A Posteriori Transit Probabilities

Abstract

Typically, when estimating the prior transit probability, one assumes a uniform distribution for the cosine of the inclination angle i of the companion's orbit, which yields the familiar estimate of ~R*/a. However, the posterior transit probability depends not only on the prior probability distribution of i but also on the prior probability distribution of the companion mass Mc. In general, the posterior can be larger or smaller than the prior transit probability. We derive analytic expressions for the posterior transit probability assuming a power-law form for the distribution of true masses with exponent alpha. For low transit probabilities, these probabilities reduce to a constant multiplicative factor of the corresponding prior transit probability.

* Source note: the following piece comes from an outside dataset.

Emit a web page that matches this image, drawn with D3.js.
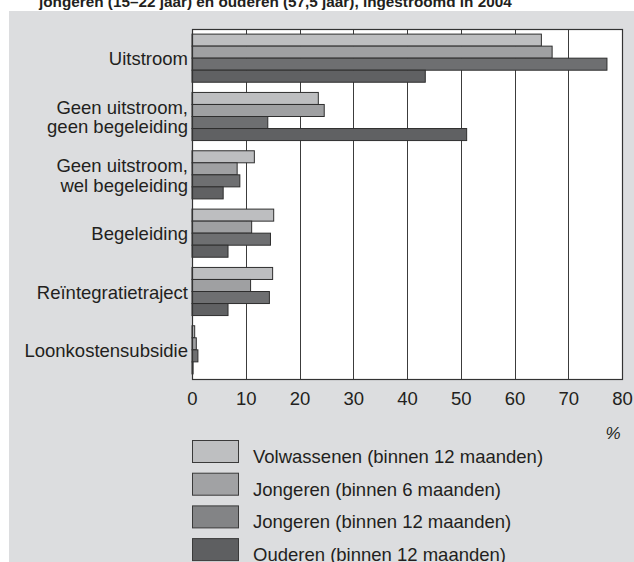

The prior and posterior probabilities are equal for alpha = -1, whereas the posterior transit probability is ~1.5 times larger and ~4/pi larger for for alpha = -3 and alpha = -2, but is less than the prior for alpha >= 0, and can be arbitrarily small for alpha > 1. We also calculate the posterior transit probability in different mass regimes for two physically-motivated mass distributions of companions around Sun-like stars, finding that the posterior is likely higher for Super-Earths, Neptunes and Super-Jupiters. We therefore suggest that companions with minimum masses in these regimes might be better-than-expected targets for transit follow-up, and we identify promising targets from RV-detected planets in the literature.